There have been some interesting moves by cloud computing providers over the last few weeks with respect to search and relevance, particularly concerning the Elasticsearch open source stack. As many of you will know, Elastic is the company formed by Elasticsearch creator Shay Banon to offer commercial licenses for his open source search engine and it also offers a hosted version, Elastic Cloud.

Giant cloud provider Amazon Web Services (AWS) also offer a hosted Elasticsearch offering, although historically it has somewhat lagged behind the latest versions of Elasticsearch and prevented various options such as the use of custom plugins. As a user you have other options of course – to run Elasticsearch yourself on a cloud stack or to use specialist providers such as OneMoreCloud’s Bonsai. It really depends on how much of the administration you want to handle, how much control over configuration you need and of course, on your budget.

Elasticsearch isn’t the only open source product Amazon provides as a hosted service, and as a reaction to this several other companies including Redis Labs have been updating their licenses to prevent what they see as a large, rapacious rival from eating their business model, for example by adding the Commons Clause. This prevents services such as Amazon from selling hosted versions of the various open source projects. Reactions to this have been mixed – some see it as an affront to the very idea of open source licensing by restricting one of the core freedoms, some see AWS as a freeloader happily making vast sums from the efforts of others and agree that Something Must Be Done.

In parallel, Elastic have started to intermingle their open source code with commercially-licensed (although available in source code form) modules that provide features such as security restrictions. This hasn’t been universally popular either – the standard distribution of Elasticsearch now contains commercially licensed code and to get the pure, open source only version you need to download a different package. Despite protestations from Shay Banon and others that their hearts remain open source, this move makes it difficult for anyone embedding Elasticsearch into another product or hosting it to operate without breaking the license terms, which would seem like a protectionist move by Elastic.

Amazon’s reaction has been to effectively fork the open source project by releasing their own, purely open source version of Elasticsearch, folding in contributions from other projects (there’s always been a parallel ecosystem of plugins and enhancements for Elasticsearch that cover some of the functionality of Elastic’s commercial add-ons). So, Amazon now have a way to continue hosting Elasticsearch without stepping on Elastic’s toes and they also get some great PR as supporters of open source – but we should not lose sight of the fact that this is also a blatantly commercial move against Elastic’s protectionism.

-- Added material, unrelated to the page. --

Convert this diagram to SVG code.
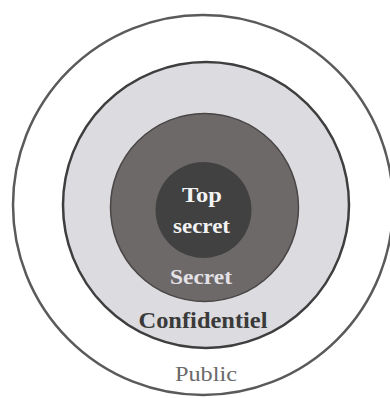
<svg xmlns="http://www.w3.org/2000/svg" width="390" height="398" viewBox="0 0 390 398">
<style>
  text { font-family: "Liberation Serif", "DejaVu Serif", serif; text-anchor: middle; }
  .b { font-weight: bold; }
</style>
<rect width="390" height="398" fill="#ffffff"/>
<g id="public">
  <circle cx="203" cy="205" r="190" fill="#ffffff" stroke="#5a5a5a" stroke-width="2.5"/>
  <text x="206" y="381" font-size="21" fill="#6a6a6a" textLength="62" lengthAdjust="spacingAndGlyphs">Public</text>
</g>
<g id="confidentiel">
  <circle cx="206" cy="205" r="143" fill="#dcdce0" stroke="#3e3e3e" stroke-width="2.5"/>
  <text x="203" y="328" font-size="23" class="b" fill="#3a3a3a" textLength="129" lengthAdjust="spacingAndGlyphs">Confidentiel</text>
</g>
<g id="secret">
  <circle cx="204.5" cy="207.5" r="94" fill="#6e6969" stroke="#4a4646" stroke-width="1.5"/>
  <text x="201" y="284" font-size="22" class="b" fill="#e4e2e6" textLength="62" lengthAdjust="spacingAndGlyphs">Secret</text>
</g>
<g id="top-secret">
  <circle cx="203.5" cy="210" r="48" fill="#414141"/>
  <text x="202" y="202" font-size="22" class="b" fill="#f2f2f2" textLength="40" lengthAdjust="spacingAndGlyphs">Top</text>
  <text x="201.5" y="233" font-size="20" class="b" fill="#f2f2f2" textLength="57" lengthAdjust="spacingAndGlyphs">secret</text>
</g>
<g id="connectors"/>
</svg>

Not to be outdone, Elastic recently announced a more friendly collaboration with Google Cloud, who of course are a major AWS competitor. This is Elastic’s own hosted service running on Google’s infrastructure, and it seems they’re not the only company playing nice.

For the Elasticsearch user, a richer ecosystem cannot be a bad thing – it gives us more choice when choosing a suitable technology stack. However although Amazon have promised to contribute any improvements back to the main Elasticsearch project, it will be Elastic who decide whether to accept these (as they control all contributions) and thus whether the two projects will gradually grow apart. We can’t be sure yet what will happen, and so the future is still a little cloudy.